Le professeur d'anglais est celui qui va éclairer et parfois réussir à rompre le silence, sans toutefois abandonner la courtoisie des phrases futiles. La langue anglaise arrive dans le film en clin d’œil et langage amoureux petit détonateur de situation décalées et humoristiques. Le petit Isamu va souvent dire "I love you", avec une rapidité et une facilité déconcertante, sans l'associer au sens, quand bien même la déclaration d'amour des adultes japonais s'avère plus difficile et un long chemin de séduction, qui passe par les formules perçues comme insipides pour les enfants. Le professeur d'anglais amoureux, et son amoureuse, femme moderne qui travaille et lui demande des textes de traduction, forment le couple dialoguant, avec pudeur, sachant lire avec l'expérience dans ces "Bonjour" et ces "Il fait beau". Les enfants sont là exclus de ces formes de dialogue en leurs présences, d'un langage qui leurs demeure secret finalement, car encore sans expérience de vie. Ils sont néanmoins témoins et bien inclus, dans le monde des adultes avec leurs activités, dans la même communauté de vie. Les enfants faisant la grève à la parole afin de protester contre leurs parents, inventent une forme pacifique de protestation et s'évertuent à "tenir parole", quand bien même le père leurs donnait une leçon sur le langage et le respect. Et nous voyons dans le film, qu'il n'est pas si psychorigide que les enfants veulent le faire paraître. Même si, au début, le père n'est pas dans l'écoute de son fils ainé qui lui fait face, mais dans l'idée de rétablir l'ordre et surtout, le faire taire. Dans son rôle de l'autorité, qu'il tente de tenir, le père (et la mère) émettent au fur et à mesure, des concessions, une écoute, une observation, qui permettent aux uns et aux autres de continuer à vivre ensemble, et d'accepter un nouvel objet extérieur, communiquant. La mère et le père seront unis dans cette évolution enfantine, tout en gardant l'espace de chacun, viable, même dans de petits espaces familiaux. Sans violence, dans ce film, les parents vont même s'amuser de l'attitude de leurs enfants et observer jusqu'à quand vont-ils tenir. De leur côté, les enfants vont éprouver le langage et l'utilité des formules qui leurs paraissaient inutiles dans la société.

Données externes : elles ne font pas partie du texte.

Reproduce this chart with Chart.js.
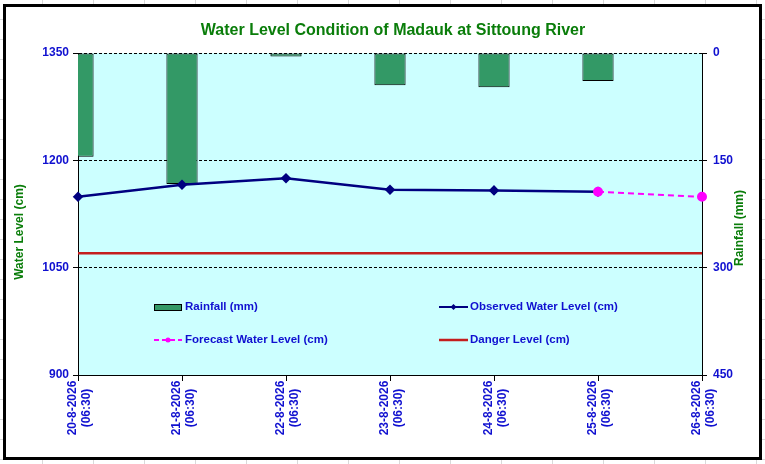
<!DOCTYPE html>
<html>
<head>
<meta charset="utf-8">
<script src="https://cdn.jsdelivr.net/npm/chart.js@4.4.1/dist/chart.umd.min.js"></script>
<style>
  html, body { margin: 0; padding: 0; background: #fff; }
  body {
    width: 765px; height: 464px; position: relative; overflow: hidden;
    background-image:
      repeating-linear-gradient(to right, transparent 0, transparent 42px, #d9d9d9 42px, #d9d9d9 43px, transparent 43px, transparent 51px),
      repeating-linear-gradient(to bottom, transparent 0, transparent 19px, #d9d9d9 19px, #d9d9d9 20px);
  }
  #frame {
    position: absolute; left: 3px; top: 4px; width: 753px; height: 450px;
    border: 3px solid #000; background: #fff;
  }
  #chart { position: absolute; left: 0; top: 0; }
</style>
</head>
<body>
<div id="frame"></div>
<canvas id="chart" width="765" height="464"></canvas>
<script>
// chart data
const dates = ["20-8-2026", "21-8-2026", "22-8-2026", "23-8-2026", "24-8-2026", "25-8-2026", "26-8-2026"];
const timeOfDay = "(06:30)";
const rainfallMm = [145, 183, 5, 45, 48, 39, null];
const observedLevel = [1149, 1166, 1175, 1159, 1158, 1156, null];
const forecastLevel = [null, null, null, null, null, 1156, 1149];
const dangerLevel = [1070, 1070, 1070, 1070, 1070, 1070, 1070];
const levelTicks = [900, 1050, 1200, 1350];
const rainTicks = [0, 150, 300, 450];

const FONT = "'Liberation Sans', Arial, sans-serif";
const BLUE = "#1010d0";
const GREEN = "#0a7d0a";
const BAR_GREEN = "#339966";
const NAVY = "#000080";
const MAGENTA = "#ff00ff";
const DANGER = "#c41e1e";

Chart.defaults.font.family = FONT;

const decorations = {
  id: "decorations",
  beforeDraw(chart) {
    const { ctx, chartArea: a } = chart;
    ctx.save();
    ctx.fillStyle = "#ccffff";
    ctx.fillRect(a.left, a.top, a.right - a.left, a.bottom - a.top);
    ctx.restore();
  },
  afterDraw(chart) {
    const { ctx, chartArea: a } = chart;
    const xScale = chart.scales.x;
    ctx.save();

    // title
    ctx.fillStyle = GREEN;
    ctx.font = "bold 16px " + FONT;
    ctx.textAlign = "center";
    ctx.textBaseline = "middle";
    ctx.fillText("Water Level Condition of Madauk at Sittoung River", (a.left + a.right) / 2 + 3, 31);

    // axis titles
    ctx.font = "bold 12px " + FONT;
    ctx.save();
    ctx.translate(20, 232);
    ctx.rotate(-Math.PI / 2);
    ctx.fillText("Water Level (cm)", 0, 0);
    ctx.restore();
    ctx.save();
    ctx.translate(740, 228);
    ctx.rotate(-Math.PI / 2);
    ctx.fillText("Rainfall (mm)", 0, 0);
    ctx.restore();

    // x tick labels, two lines, rotated
    ctx.fillStyle = BLUE;
    dates.forEach((d, i) => {
      const x = xScale.getPixelForTick(i);
      ctx.save();
      ctx.translate(x, a.bottom + 33);
      ctx.rotate(-Math.PI / 2);
      ctx.fillText(d, 0, -5);
      ctx.fillText(timeOfDay, 0, 9);
      ctx.restore();
    });

    // legend inside the plot
    const c1 = a.left + 76, c2 = a.left + 361;
    const r1 = a.top + 254, r2 = a.top + 287;
    ctx.font = "bold 11.5px " + FONT;
    ctx.textAlign = "left";
    ctx.fillStyle = BLUE;
    ctx.fillText("Rainfall (mm)", c1 + 31, r1);
    ctx.fillText("Forecast Water Level (cm)", c1 + 31, r2);
    ctx.fillText("Observed Water Level (cm)", c2 + 31, r1);
    ctx.fillText("Danger Level (cm)", c2 + 31, r2);

    ctx.fillStyle = BAR_GREEN;
    ctx.strokeStyle = "#000";
    ctx.lineWidth = 1;
    ctx.fillRect(c1, r1 - 3, 27, 6);
    ctx.strokeRect(c1 + 0.5, r1 - 2.5, 27, 6);

    ctx.strokeStyle = MAGENTA;
    ctx.lineWidth = 2;
    ctx.setLineDash([5, 3]);
    ctx.beginPath();
    ctx.moveTo(c1, r2); ctx.lineTo(c1 + 28, r2);
    ctx.stroke();
    ctx.setLineDash([]);
    ctx.fillStyle = MAGENTA;
    ctx.beginPath();
    ctx.arc(c1 + 14, r2, 2.5, 0, Math.PI * 2);
    ctx.fill();

    ctx.strokeStyle = NAVY;
    ctx.lineWidth = 2;
    ctx.beginPath();
    ctx.moveTo(c2, r1); ctx.lineTo(c2 + 29, r1);
    ctx.stroke();
    ctx.fillStyle = NAVY;
    ctx.beginPath();
    ctx.moveTo(c2 + 14.5, r1 - 3); ctx.lineTo(c2 + 17.5, r1);
    ctx.lineTo(c2 + 14.5, r1 + 3); ctx.lineTo(c2 + 11.5, r1);
    ctx.closePath();
    ctx.fill();

    ctx.strokeStyle = DANGER;
    ctx.lineWidth = 2.5;
    ctx.beginPath();
    ctx.moveTo(c2, r2); ctx.lineTo(c2 + 29, r2);
    ctx.stroke();

    ctx.restore();
  }
};

new Chart(document.getElementById("chart"), {
  type: "bar",
  data: {
    labels: dates,
    datasets: [
      {
        type: "line",
        label: "Observed Water Level (cm)",
        data: observedLevel,
        yAxisID: "y",
        borderColor: NAVY,
        backgroundColor: NAVY,
        borderWidth: 2.5,
        pointStyle: "rectRot",
        pointRadius: 3.5,
        tension: 0,
        order: 2
      },
      {
        type: "line",
        label: "Forecast Water Level (cm)",
        data: forecastLevel,
        yAxisID: "y",
        borderColor: MAGENTA,
        backgroundColor: MAGENTA,
        borderWidth: 2,
        borderDash: [6, 4],
        pointStyle: "circle",
        pointRadius: 4,
        tension: 0,
        order: 1
      },
      {
        type: "line",
        label: "Danger Level (cm)",
        data: dangerLevel,
        yAxisID: "y",
        borderColor: DANGER,
        borderWidth: 2.5,
        pointRadius: 0,
        tension: 0,
        order: 3
      },
      {
        type: "bar",
        label: "Rainfall (mm)",
        data: rainfallMm,
        yAxisID: "y1",
        backgroundColor: BAR_GREEN,
        borderColor: "#000",
        borderWidth: 1,
        borderSkipped: false,
        barPercentage: 0.3,
        categoryPercentage: 1,
        clip: 0,
        order: 4
      }
    ]
  },
  options: {
    responsive: false,
    animation: false,
    layout: { padding: { top: 53, left: 0, right: 0, bottom: 0 } },
    plugins: {
      legend: { display: false },
      title: { display: false },
      tooltip: { enabled: false }
    },
    scales: {
      x: {
        type: "category",
        offset: false,
        grid: { display: true, offset: false, drawOnChartArea: false, color: "#000", tickLength: 6 },
        border: { color: "#000", width: 1 },
        ticks: { display: false },
        afterFit: (s) => { s.height = 89; }
      },
      y: {
        position: "left",
        min: 900,
        max: 1350,
        afterBuildTicks: (s) => { s.ticks = levelTicks.map((v) => ({ value: v })); },
        grid: { color: "#000", lineWidth: 1, tickLength: 5 },
        border: { color: "#000", width: 1, dash: [3, 2] },
        ticks: { color: BLUE, font: { size: 12, weight: "bold" }, padding: 4, callback: (v) => String(v) },
        afterFit: (s) => { s.width = 78; }
      },
      y1: {
        position: "right",
        reverse: true,
        min: 0,
        max: 450,
        afterBuildTicks: (s) => { s.ticks = rainTicks.map((v) => ({ value: v })); },
        grid: { drawOnChartArea: false, color: "#000", tickLength: 5 },
        border: { color: "#000", width: 1 },
        ticks: { color: BLUE, font: { size: 12, weight: "bold" }, padding: 6, callback: (v) => String(v) },
        afterFit: (s) => { s.width = 63; }
      }
    }
  },
  plugins: [decorations]
});
</script>
</body>
</html>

On lit la méfiance d'Ozu dans un ordre qui serait absolu ou tout puissant ne serait-ce que par la quasi absence de la télévision, cet objet de communication qui créé le désordre familiale. Ce rapport à la puissance et l'impuissance de la parole devient ici créative et même récréative dans cette famille. Cette réflexion médiatique dépasse donc le désœuvrement qu'amène un nouveau pouvoir, celui des images télévisées, par le cinéma et sa mise en scène (du cinéaste réfléchissant sur son médium)
Mon analyse du film d'Ozu tourne autours de la relation entre enfants et parents. Les mots d'ordre du père qui étouffent la parole de l'enfant et le désir de l'enfant de prendre la parole et dans l'impasse de pouvoir le faire, impose son silence et tient parole, jusqu'au consensus. Quelque chose entre ces enfants qui ne parlent plus à leur père et imposent le silence.
Ozu explique sur Bonjour que "l'on peut bavarder à l'infini sur des choses insignifiantes, mais quand on arrive à l'essentiel, il est très difficile de dire quoi que ce soit". Et comme le dit le professeur d'anglais : "Il faut parfois dire des choses importantes". À la fin du film, les amoureux, sur le quai d'une gare, échangent des formules creuses, mais spectateurs, nous pouvons comprendre alors, en clin d’œil au développé du film, que celles-ci cachent une épaisseur des sentiments partagés, de communion, que seuls les amoureux peuvent comprendre. N'a-t-il pas là découvert le secret ? Tout se résout à cet instant. Ce film plaisant, fait de la plaisanterie, de joyeux désordres entretenus éloignant l'ordre établi.
La fin se termine très bien, par une entente et une écoute des parents et des enfants. Le temps que le film s'achemine et la famille s'est transformée avec l'usage des objets, l'usage du langage. C'est infime mais cela augure de plus grandes transformations. Et les enfants ont grandi.
Ce film garde une fraîcheur et une légèreté sur l'éducation propice à la réflexion, à l'aune de notre monde contemporain et des introductions radicales qui offensent actuellement nos cultures occidentales, notre vivre ensemble. Je regarde du côté de l'histoire au pays du Soleil levant, car il y a là, un apport étranger, exotique et bénéfique à la distanciation. La sympathie et le calme que révèle le regard d'Ozu, est une belle leçon. La scène du Hula-Hoop est ma préférée.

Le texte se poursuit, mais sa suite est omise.